Some forty years later, I watched this movie again. The tale is a classic “returning home from war” saga with the twist that young Alyosha is only on a brief leave granted by a compassionate general rewarding the front line soldier for an extraordinary act of bravery. In his plea to his commanding officer, Alyosha asks only to return to his home village to fix the leaking roof of his mother’s home. Given the extraordinary difficulties of war time travel in an economically struggling country, as well as the challenges and remarkable people he ends up meeting along the way, his time home ends up being only a few precious minutes before he has to turn around and return to the front. He only has enough time to hug his mother, and say goodbye one last time, never to return again. Peace will not come for Alyosha in this life.

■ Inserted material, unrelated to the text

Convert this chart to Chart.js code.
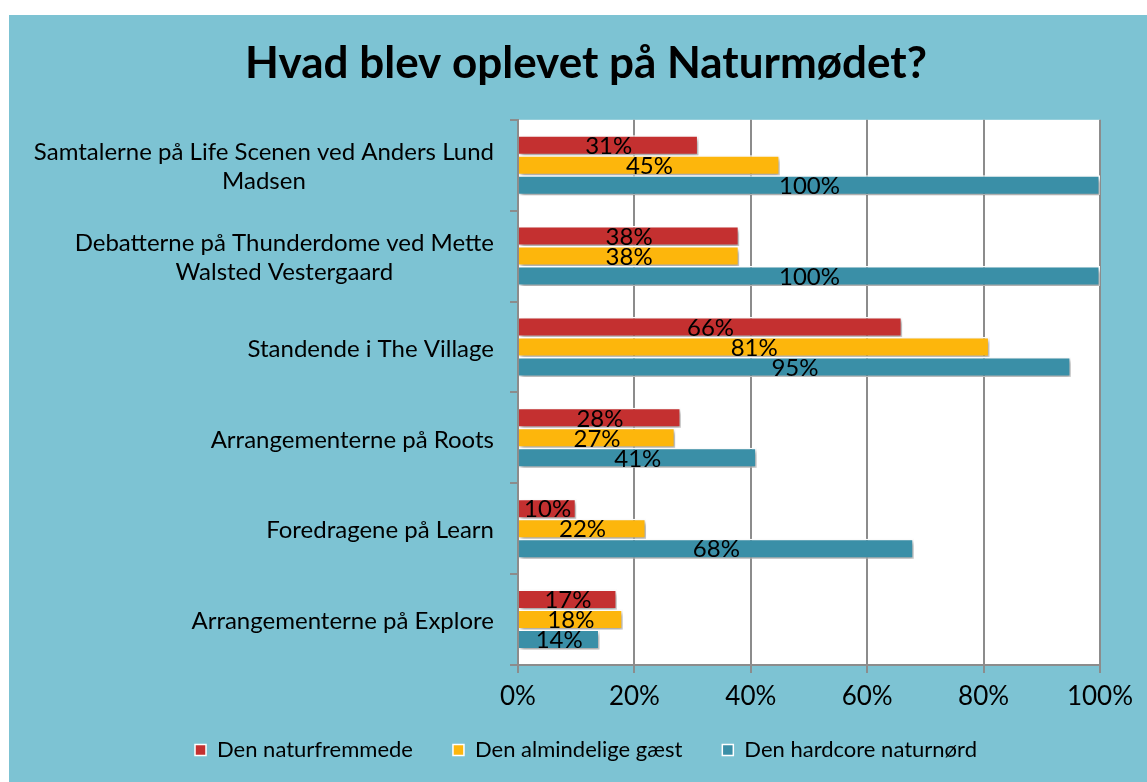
<!DOCTYPE html>
<html>
<head>
<meta charset="utf-8">
<script src="https://cdn.jsdelivr.net/npm/chart.js@4/dist/chart.umd.min.js"></script>
<style>
  html,body{margin:0;padding:0;background:#fff;}
  #wrap{position:absolute;left:9px;top:15px;width:1138px;height:767px;background:#7DC3D3;}
</style>
</head>
<body>
<div id="wrap"><canvas id="chart"></canvas></div>
<script>
// data
const categories = [
  ['Samtalerne på Life Scenen ved Anders Lund', 'Madsen'],
  ['Debatterne på Thunderdome ved Mette', 'Walsted Vestergaard'],
  'Standende i The Village',
  'Arrangementerne på Roots',
  'Foredragene på Learn',
  'Arrangementerne på Explore'
];
const seriesNames = ['Den naturfremmede', 'Den almindelige gæst', 'Den hardcore naturnørd'];
const naturfremmede = [31, 38, 66, 28, 10, 17];
const almindelige = [45, 38, 81, 27, 22, 18];
const hardcore = [100, 100, 95, 41, 68, 14];
const xTicks = [0, 20, 40, 60, 80, 100];

const FONT = 'Lato, "Open Sans", sans-serif';
const GRAY = '#8c8c8c';

// white plot area, bar shadows and value labels
const plotBg = {
  id:'plotBg',
  afterLayout(chart){
    // pull the legend row up a little (its padding also sets the item gaps)
    if(chart.legend){ chart.legend.top -= 11; chart.legend.bottom -= 11; }
  },
  beforeDraw(chart){
    const a = chart.chartArea, ctx = chart.ctx;
    ctx.save(); ctx.fillStyle = '#fff';
    ctx.fillRect(a.left, a.top, a.right-a.left, a.bottom-a.top);
    ctx.restore();
  },
  beforeDatasetsDraw(chart){
    const ctx = chart.ctx;
    ctx.save();
    ctx.shadowColor = 'rgba(0,0,0,0.35)';
    ctx.shadowBlur = 4; ctx.shadowOffsetX = 2; ctx.shadowOffsetY = 3;
  },
  afterDatasetsDraw(chart){
    const ctx = chart.ctx;
    ctx.restore();
    ctx.save();
    ctx.font = '24px ' + FONT;
    ctx.fillStyle = '#000'; ctx.textAlign = 'center'; ctx.textBaseline = 'middle';
    chart.data.datasets.forEach((ds, i)=>{
      chart.getDatasetMeta(i).data.forEach((bar, j)=>{
        ctx.fillText(ds.data[j] + '%', (bar.x + bar.base)/2, bar.y + 1);
      });
    });
    ctx.restore();
  }
};

// category labels: right edge fixed, wrapped lines centred on each other
const catLabels = {
  id:'catLabels',
  afterDraw(chart){
    const ctx = chart.ctx, y = chart.scales.y;
    const right = chart.chartArea.left - 24;
    ctx.save();
    ctx.font = '24px ' + FONT;
    ctx.fillStyle = '#000'; ctx.textAlign = 'center'; ctx.textBaseline = 'middle';
    chart.data.labels.forEach((lab, i)=>{
      const lines = Array.isArray(lab) ? lab : [lab];
      const w = Math.max(...lines.map(l=>ctx.measureText(l).width));
      const cx = right - w/2;
      const cy = y.getPixelForValue(i) + 2;
      const lh = 29;
      lines.forEach((l, k)=> ctx.fillText(l, cx, cy + (k - (lines.length-1)/2)*lh));
    });
    ctx.restore();
  }
};

const mk = (label, data, color) => ({
  label, data, backgroundColor: color, borderColor: '#fff', borderWidth: 1.5,
  categoryPercentage: 0.66, barPercentage: 1.0
});

new Chart(document.getElementById('chart'), {
  type: 'bar',
  data: {
    labels: categories,
    datasets: [
      mk(seriesNames[0], naturfremmede, '#C43030'),
      mk(seriesNames[1], almindelige, '#FDB60C'),
      mk(seriesNames[2], hardcore, '#3A8FA7')
    ]
  },
  options: {
    indexAxis: 'y',
    responsive: true, maintainAspectRatio: false, animation: false,
    layout: { padding: { left: 16, right: 0, top: 0, bottom: 0 } },
    scales: {
      x: {
        min: 0, max: 100,
        afterBuildTicks(s){ s.ticks = xTicks.map(v=>({value:v})); },
        afterFit(s){ s.height = 45; },
        grid: { color: GRAY, lineWidth: 2, tickLength: 8 },
        border: { color: GRAY, width: 2 },
        ticks: { color: '#000', font: { size: 26, family: FONT }, padding: 8, callback: v => v + '%' }
      },
      y: {
        afterFit(s){ s.width = 493; },
        grid: { color: GRAY, lineWidth: 2, tickLength: 8, drawOnChartArea: false, offset: true },
        border: { color: GRAY, width: 2 },
        ticks: { display: false }
      },
      // empty strip on the right so the plot ends where the reference does
      yRight: {
        type: 'category', position: 'right',
        afterFit(s){ s.width = 47; },
        grid: { display: false }, border: { display: false }, ticks: { display: false }
      }
    },
    plugins: {
      title: {
        display: true, text: 'Hvad blev oplevet på Naturmødet?', color: '#000',
        font: { size: 44, weight: 'bold', family: FONT },
        padding: { top: 22, bottom: 30 }
      },
      legend: {
        position: 'bottom',
        labels: { boxWidth: 11, boxHeight: 11, color: '#000', padding: 40, font: { size: 22, family: FONT } }
      },
      tooltip: { enabled: false }
    }
  },
  plugins: [plotBg, catLabels]
});
</script>
</body>
</html>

Although the story focuses on one soldier son’s determination to get home to his mother, it also allows a view of war’s permanent damage to bodies and minds, as well as the toll of war time separation on relationships. There is little sense of hopeful future for the characters in this story, so the immediacy of what they experience takes on greater significance.
Alyosha meets a young woman on the train and their evolving connection offers a glimpse of a potential love that could transcend the ugliness of war. They part not even knowing how to find each other again, after having spent precious few hours in conversation. Acknowledging that lack of future hope is the most painful of all; there is no ability to make plans with confidence, no assurance of a long life stretching ahead like the dusty road leading from his village reaching endlessly to the horizon.
I remember sitting in my childhood home, watching this movie as a teenager with so little life experience at that point. Tears streamed down my face, as I was touched by the tender story of a Russian boy/man made too old by war and hardship for his young years and his simple desire to once again hug his mother. This did not feel like an enemy to me. This felt like someone I could easily love and hold on to–as a brother, someday as a cherished husband, eventually as a precious son.
Years later, as I watched again through moistening eyes, I could easily identify with Alyosha’s mother. I’ve watched my own children leave our home to head down that long endless road, thankfully not to fight a war. Yet so many mothers continue to bid their children goodbye as they head to war--mothers who pray daily for their childrens’ safety and for a peace that remains elusive on earth’s soil.
I’m still holding on to that precious hope for a lasting peace, forty years later, even as my own road shortens. I’ll not forget the enemy also has a mother waiting at home, praying for her child to come walking down that long road, if only for one hug.